在生产环境中执行此操作时，尤其是在您没有 GIL 保护的情况下，您需要更加谨慎地处理消息传递状态，以避免出现尴尬的多线程错误。我将把它留给实施者。

【讨论】：

此外，您可以使用非常小的内容大小来更好地控制何时取消。而且您的content_gen = r.iter_content() 行是不必要的；）
iter_content() 返回一个迭代器（或生成器），所以你真的应该做类似content_gen = r.iter_content(1024) 后跟多个next(content_gen)。
@Lukasa ，你能告诉我当r = requests.get(url, stream=True) 行被执行时，响应数据会全部下载到内存中的某个地方吗？因为我不确定data = r.iter_content(1024) 的1024 字节数据从何而来。我想知道如果是这种情况，那么稍后终止请求是没有用的，因为数据已经下载（请求/响应结束）。
没有。 stream=True 的意思是，一旦请求包含所有标头，请求就会停止从操作系统中提取数据。其余数据位于 OS 套接字缓冲区中，如果您不从中读取，最终会被 TCP 减慢和停止。在迭代 iter_content 中的某些数据之前，内存中没有其余数据。

【解决方案2】：

我找到了方法，这里是中断连接的方法

def close():
    time.sleep(5)
    r.raw._fp.close()

t = threading.Thread(target=close).start()
print "getting"
s = requests.Session()
r = s.get("http://download.thinkbroadband.com/1GB.zip", stream = True)
for line in r.iter_content(1024):
    log.debug("got it: %s", len(line))
print "done"

不过这是一个hack，我不喜欢它，私人成员将来可以改变，我回到urllib2

【讨论】：

这几天还有Response.close，似乎也做了同样的事情。
当您的线程在从流中读取时被阻塞并且您想取消读取时，此方法很有用。在阅读器中止之前调用 close 后似乎有几秒钟的超时。

【解决方案3】：

因此，如果您从交互式 shell 执行以下操作，您会发现关闭适配器似乎并没有达到您想要的效果。

import requests
s = requests.session()
s.close()
s.get('http://httpbin.org/get')
<Response [200]>
for _, adapter in s.adapters.items():
    adapter.close()

s.get('http://httpbin.org/get')
<Response [200]>
s.get('https://httpbin.org/get')
<Response [200]>

这看起来可能是请求中的错误，但总的来说，关闭适配器应该会阻止您发出进一步的请求，但我不完全确定它会中断当前正在运行的请求。
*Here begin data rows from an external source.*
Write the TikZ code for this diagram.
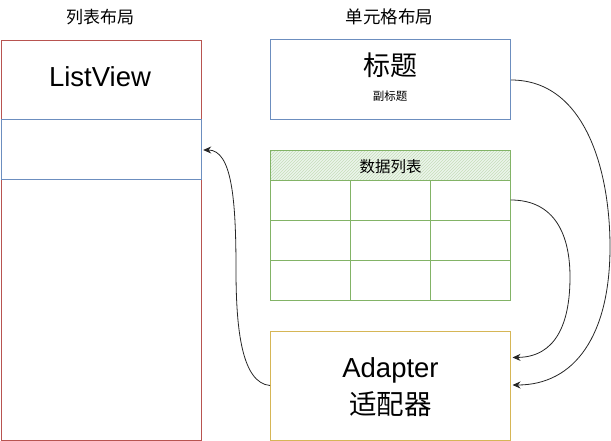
\documentclass[tikz,border=0pt]{standalone}
\usepackage{fontspec}
\setmainfont{Liberation Sans}
\newfontfamily\cjk{Noto Sans CJK SC}
\usetikzlibrary{arrows.meta,patterns}
\definecolor{dred}{HTML}{B85450}
\definecolor{dblue}{HTML}{6C8EBF}
\definecolor{dgreen}{HTML}{82B366}
\definecolor{dgreenfill}{HTML}{D5E8D4}
\definecolor{dyellow}{HTML}{D6B656}
\tikzset{
  redbox/.style={draw=dred,line width=1pt},
  bluebox/.style={draw=dblue,line width=1pt},
  greenbox/.style={draw=dgreen,line width=1pt},
  yellowbox/.style={draw=dyellow,line width=1pt},
  conn/.style={draw=black!85,line width=0.8pt,-{Stealth[length=8pt,width=7pt]}},
  lbl/.style={inner sep=0pt,anchor=center},
}
\begin{document}
\begin{tikzpicture}[x=1pt,y=-1pt]
\useasboundingbox (0,0) rectangle (611,441);
% titles
\node[lbl,font=\cjk\fontsize{17}{20}\selectfont] (t1) at (100,17) {列表布局};
\node[lbl,font=\cjk\fontsize{17.5}{20}\selectfont] (t2) at (389.5,17) {单元格布局};
% list view
\draw[redbox] (1,41) rectangle (201,440);
\node[lbl,font=\fontsize{27.5}{30}\selectfont] (lv) at (100,77) {ListView};
\draw[bluebox] (1,120) rectangle (201,180);
\node[inner sep=0pt,minimum width=200pt,minimum height=60pt] (rowbox) at (101,150) {};
% title cell
\node[bluebox,minimum width=240pt,minimum height=80pt,inner sep=0pt] (title) at (390.5,80) {};
\node[lbl,font=\cjk\fontsize{27}{30}\selectfont] (tt) at (390,65) {标题};
\node[lbl,font=\cjk\fontsize{11.5}{14}\selectfont] (st) at (390,96) {副标题};
% table
\fill[dgreenfill!45] (270.5,151) rectangle (510.5,181);
\fill[pattern=north east lines,pattern color=dgreen!45] (270.5,151) rectangle (510.5,181);
\node[lbl,font=\cjk\fontsize{15.5}{18}\selectfont] (th) at (390.5,167) {数据列表};
\draw[greenbox] (270.5,151) rectangle (510.5,300);
\draw[greenbox] (270.5,181) -- (510.5,181);
\draw[greenbox] (270.5,220.5) -- (510.5,220.5);
\draw[greenbox] (270.5,260.5) -- (510.5,260.5);
\draw[greenbox] (350.5,181) -- (350.5,300);
\draw[greenbox] (430.5,181) -- (430.5,300);
\node[inner sep=0pt,minimum width=240pt,minimum height=149pt] (table) at (390.5,225.5) {};
% adapter
\node[yellowbox,minimum width=240pt,minimum height=109pt,inner sep=0pt] (adapter) at (390.5,385.5) {};
\node[lbl,font=\fontsize{27.5}{30}\selectfont] (ad1) at (390.5,370) {Adapter};
\node[lbl,font=\cjk\fontsize{27.5}{30}\selectfont] (ad2) at (390.5,404) {适配器};
% connectors
\coordinate (a1s) at (title.east);
\coordinate (a1e) at ([xshift=1.5pt,yshift=0.5pt]adapter.east);
\coordinate (a2s) at ([yshift=25.5pt]table.east);
\coordinate (a2e) at ([xshift=1.5pt,yshift=28pt]adapter.east);
\coordinate (a3s) at (adapter.west);
\coordinate (a3e) at ([xshift=2pt]rowbox.east);
\draw[conn] (a1s) .. controls (585,80) and (610,170) .. (610,247)
  .. controls (610,335) and (575,385) .. (a1e);
\draw[conn] (a2s) .. controls (555,200) and (570,235) .. (570,277)
  .. controls (570,325) and (555,357) .. (a2e);
\draw[conn] (a3s) .. controls (242,383) and (236,330) .. (236,270)
  .. controls (236,200) and (232,150) .. (a3e);
\end{tikzpicture}
\end{document}
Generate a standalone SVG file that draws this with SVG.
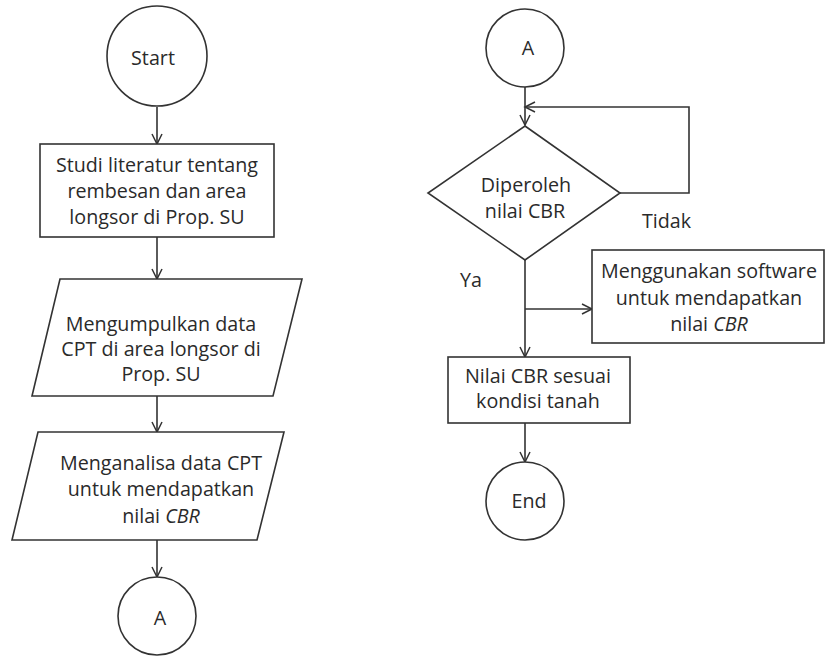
<svg xmlns="http://www.w3.org/2000/svg" width="825" height="656" viewBox="0 0 825 656">
<defs>
<marker id="arr" markerUnits="userSpaceOnUse" markerWidth="14" markerHeight="14" refX="11" refY="6" orient="auto">
<path d="M1,1 L11,6 L1,11" fill="none" stroke="#333" stroke-width="1.5"/>
</marker>
<style>
.s{fill:#fff;stroke:#333;stroke-width:1.6}
.t{font-family:"Open Sans","Liberation Sans",sans-serif;font-size:19.7px;fill:#2a2a2a;text-anchor:middle}
.l{font-family:"Open Sans","Liberation Sans",sans-serif;font-size:19.7px;fill:#2a2a2a}
.c{fill:none;stroke:#333;stroke-width:1.6}
</style>
</defs>
<rect width="825" height="656" fill="#fff"/>
<g id="connectors">
<path class="c" d="M157,107 V144" marker-end="url(#arr)"/>
<path class="c" d="M157,237 V279" marker-end="url(#arr)"/>
<path class="c" d="M157,396 V432" marker-end="url(#arr)"/>
<path class="c" d="M157,540 V577" marker-end="url(#arr)"/>
<path class="c" d="M525,86 V125" marker-end="url(#arr)"/>
<path class="c" d="M620,193 H689 V107 H525" marker-end="url(#arr)"/>
<path class="c" d="M525,260 V357" marker-end="url(#arr)"/>
<path class="c" d="M525,309 H592" marker-end="url(#arr)"/>
<path class="c" d="M525,423 V462" marker-end="url(#arr)"/>
</g>
<g id="start">
<circle class="s" cx="157" cy="56" r="50"/>
<text class="t" x="153" y="65">Start</text>
</g>
<g id="studi">
<rect class="s" x="40" y="144" width="234" height="93"/>
<text class="t" x="157" y="172">Studi literatur tentang</text>
<text class="t" x="157" y="198">rembesan dan area</text>
<text class="t" x="157" y="224">longsor di Prop. SU</text>
</g>
<g id="mengumpulkan">
<polygon class="s" points="60,279 302,279 273,396 32,396"/>
<text class="t" x="161" y="331">Mengumpulkan data</text>
<text class="t" x="161" y="356">CPT di area longsor di</text>
<text class="t" x="161" y="381">Prop. SU</text>
</g>
<g id="menganalisa">
<polygon class="s" points="38,432 284,432 257,540 12,540"/>
<text class="t" x="161" y="470">Menganalisa data CPT</text>
<text class="t" x="161" y="496">untuk mendapatkan</text>
<text class="t" x="161" y="523">nilai <tspan font-style="italic">CBR</tspan></text>
</g>
<g id="a1">
<circle class="s" cx="157" cy="616" r="39"/>
<text class="t" x="160" y="625">A</text>
</g>
<g id="a2">
<circle class="s" cx="525" cy="48" r="39"/>
<text class="t" x="528" y="55">A</text>
</g>
<g id="diamond">
<polygon class="s" points="525,126 620,193 525,260 428,193"/>
<text class="t" x="526" y="192">Diperoleh</text>
<text class="t" x="525" y="218">nilai CBR</text>
</g>
<text class="l" x="642" y="228">Tidak</text>
<text class="l" x="460" y="287">Ya</text>
<g id="software">
<rect class="s" x="592" y="250" width="232" height="93"/>
<text class="t" x="709" y="278">Menggunakan software</text>
<text class="t" x="709" y="305">untuk mendapatkan</text>
<text class="t" x="709" y="331">nilai <tspan font-style="italic">CBR</tspan></text>
</g>
<g id="nilai">
<rect class="s" x="448" y="357" width="182" height="66"/>
<text class="t" x="538" y="383">Nilai CBR sesuai</text>
<text class="t" x="538" y="408">kondisi tanah</text>
</g>
<g id="end">
<circle class="s" cx="525" cy="501" r="39"/>
<text class="t" x="529" y="508">End</text>
</g>
</svg>
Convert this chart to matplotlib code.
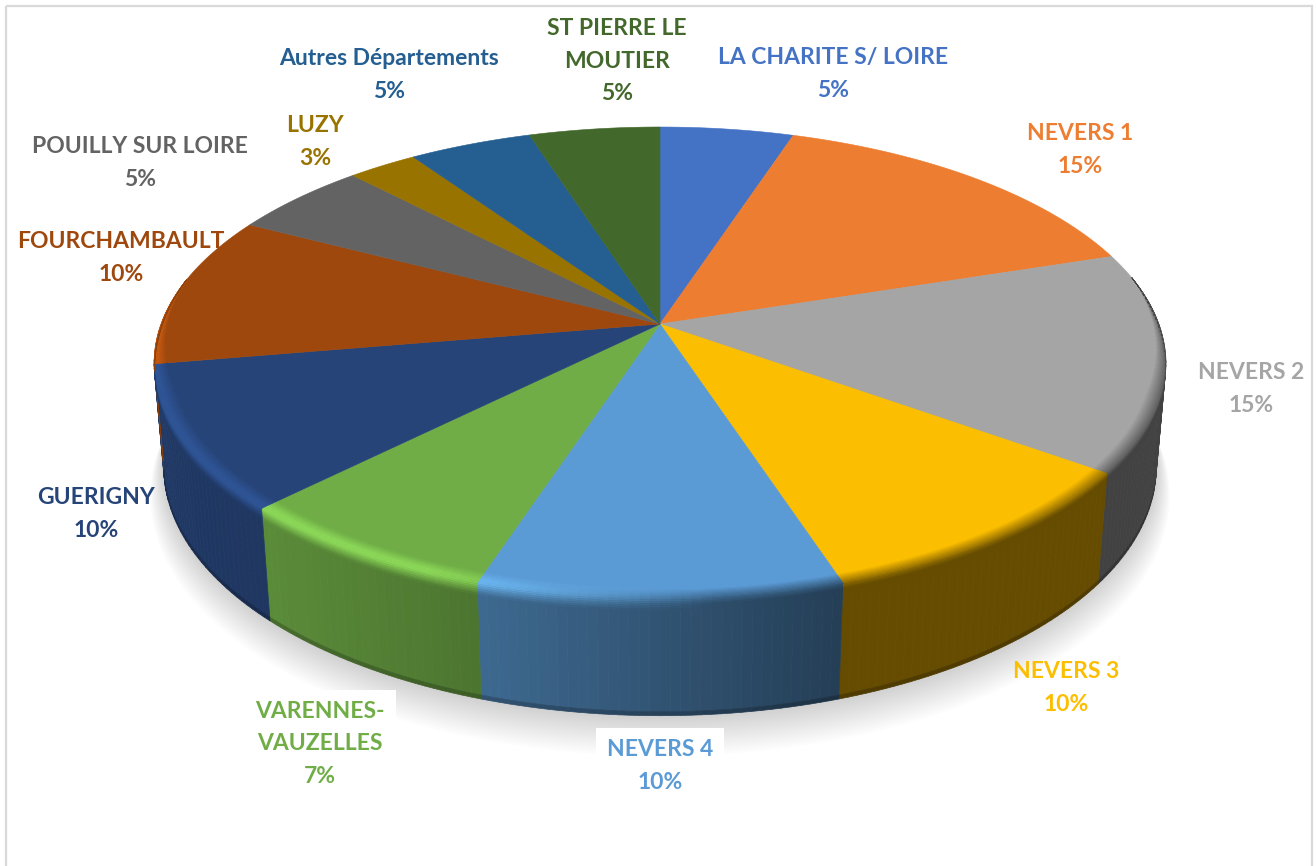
import numpy as np
import matplotlib
matplotlib.use("Agg")
import matplotlib.pyplot as plt
from matplotlib.collections import PolyCollection
from matplotlib.colors import to_rgb
from matplotlib.patches import Polygon, Rectangle

categories = ["LA CHARITE S/ LOIRE", "NEVERS 1", "NEVERS 2", "NEVERS 3", "NEVERS 4",
              "VARENNES-\nVAUZELLES", "GUERIGNY", "FOURCHAMBAULT", "POUILLY SUR LOIRE",
              "LUZY", "Autres Départements", "ST PIERRE LE\nMOUTIER"]
values = [5, 15, 15, 10, 10, 7.45, 9.85, 10.4, 5.2, 2.6, 4.6, 4.9]
colors = ["#4472C4", "#ED7D31", "#A5A5A5", "#FCBE00", "#5B9BD5", "#70AD47",
          "#264478", "#9E480E", "#636363", "#997300", "#255E91", "#43682B"]
label_xy = [(833, 74), (1080, 150), (1251, 389), (1066, 688), (660, 766), (320, 744),
            (96, 514), (121, 258), (140, 163), (315, 142), (389, 75), (617, 61)]
boxed = {"NEVERS 4", "VARENNES-\nVAUZELLES"}

CX, CY, A, B, H, P, Q = 660, 324, 499, 229.5, 105, 0.165, 0.019


def proj(theta, r=1.0, h=0.0):
    u, v = r * np.sin(theta), r * np.cos(theta)
    w = 1 + P * v + Q * h
    return CX + A * u / w, CY + (-B * v + H * h) / w


def wall_factor(theta):
    return np.interp(np.sin(theta), [-1, -0.68, -0.31, 0.31, 1], [0.85, 0.80, 0.68, 0.40, 0.40])


fig = plt.figure(figsize=(13.16, 8.66), dpi=100)
ax = fig.add_axes([0, 0, 1, 1])
ax.set_xlim(0, 1316)
ax.set_ylim(866, 0)
ax.axis("off")
ax.add_patch(Rectangle((6, 6), 1306, 900, fill=False, ec="#d9d9d9", lw=1.6, zorder=0))

# soft shadow beneath the pie
circle = np.radians(np.arange(0, 361, 2))
for k in range(24):
    f = k / 23
    x, y = proj(circle, 1 + 0.032 * (1 - f), 1 + 0.26 * (1 - f))
    ax.add_patch(Polygon(np.c_[x, y], fc="black", ec="none", alpha=0.0085, zorder=1))

edges = np.cumsum([0] + values) / sum(values) * 2 * np.pi
wall_polys, wall_cols, rim_polys, rim_cols = [], [], [], []
steps = np.linspace(0, 1, 17)

for i, col in enumerate(colors):
    top = np.array(to_rgb(col))
    n = max(int(np.degrees(edges[i + 1] - edges[i])), 2)
    t = np.linspace(edges[i], edges[i + 1], n + 1)
    x, y = proj(t)
    ax.add_patch(Polygon(np.r_[[[CX, CY]], np.c_[x, y]], fc=top, ec=top, lw=0.4, zorder=3))
    for a, b in zip(t[:-1], t[1:]):
        m = (a + b) / 2
        wall = top * wall_factor(m)
        if np.cos(m) < -P + 0.02:
            xa, ya = proj(a)
            xb, yb = proj(b)
            xc, yc = proj(b, 1, 0.965)
            xd, yd = proj(a, 1, 0.965)
            wall_polys.append([(xa, ya), (xb, yb), (xc, yc), (xd, yd)])
            wall_cols.append(wall)
            xe, ye = proj(b, 1, 1)
            xf, yf = proj(a, 1, 1)
            wall_polys.append([(xd, yd), (xc, yc), (xe, ye), (xf, yf)])
            wall_cols.append(wall * 0.78)
        width = np.clip((0.2 - np.cos(m)) / 0.5, 0, 1)
        if width <= 0:
            continue
        light = np.clip((-np.sin(m) + 0.1) / 0.5, 0, 1)
        peak = np.minimum(top * 1.25, 1)

        def band(s):
            if s < 0.6:
                return 1 - 0.035 * width * (1 - s / 0.6), 0.0
            return 1.0, 0.10 * width * (s - 0.6) / 0.4

        for s0, s1 in zip(steps[:-1], steps[1:]):
            r0, h0 = band(s0)
            r1, h1 = band(s1)
            sm = (s0 + s1) / 2
            lit = np.array([np.interp(sm, [0, 0.42, 0.62, 1], [top[c], peak[c], peak[c], wall[c]]) for c in range(3)])
            dim = top + (wall - top) * np.clip((sm - 0.1) / 0.7, 0, 1)
            rim_polys.append([proj(a, r0, h0), proj(b, r0, h0), proj(b, r1, h1), proj(a, r1, h1)])
            rim_cols.append(dim + (lit - dim) * light)

ax.add_collection(PolyCollection(wall_polys, facecolors=wall_cols, edgecolors=wall_cols, linewidths=0.5, zorder=2))
ax.add_collection(PolyCollection(rim_polys, facecolors=rim_cols, edgecolors=rim_cols, linewidths=0.3, zorder=4))

for name, val, col, (lx, ly) in zip(categories, values, colors, label_xy):
    box = dict(fc="white", ec="none", pad=8) if name in boxed else None
    ax.text(lx, ly, f"{name}\n{val:.0f}%", color=col, ha="center", va="center", fontsize=16.5,
            family="Lato", fontweight="bold", linespacing=1.68, bbox=box, zorder=5)

fig.savefig("out.png", dpi=100)
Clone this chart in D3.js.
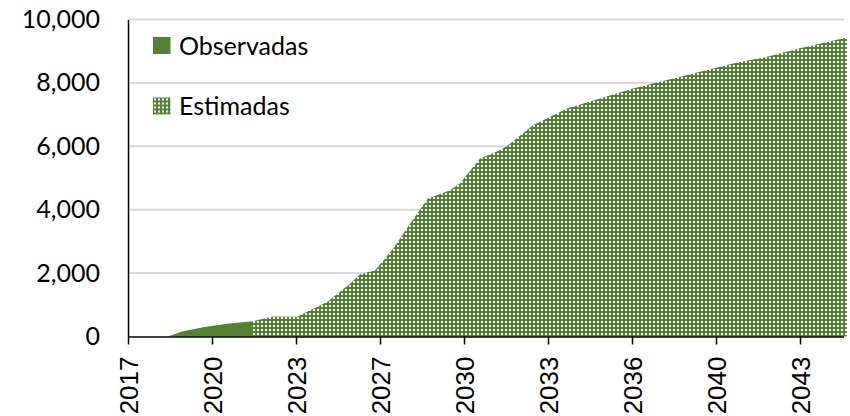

查看 HTTPAdapter（它支持标准的 'http://' 和 'https://' 适配器），对其调用 close 将在底层 urrllib3 PoolManager 上调用 clear。从 urllib3 的该方法的文档中您可以看到：

This will not affect in-flight connections, but they will not be
re-used after completion.

因此，从本质上讲，您会看到您无法影响尚未完成的连接。

【讨论】：

是的，不幸的是请求不是这样设计的，我猜小型http请求是主要目的。我将它用于桌面应用程序，客户端不得不被打断。
您可能能够深入挖掘 urllib3 并强行关闭套接字，但 urllib3 位于 httplib 之上，我不知道这是否可能。如果您想要那种细粒度的控制，您可以只使用原始套接字自己构建整个请求（并解析响应）。当用户想要取消某些东西时，您只需关闭套接字。不过，这是很多工作。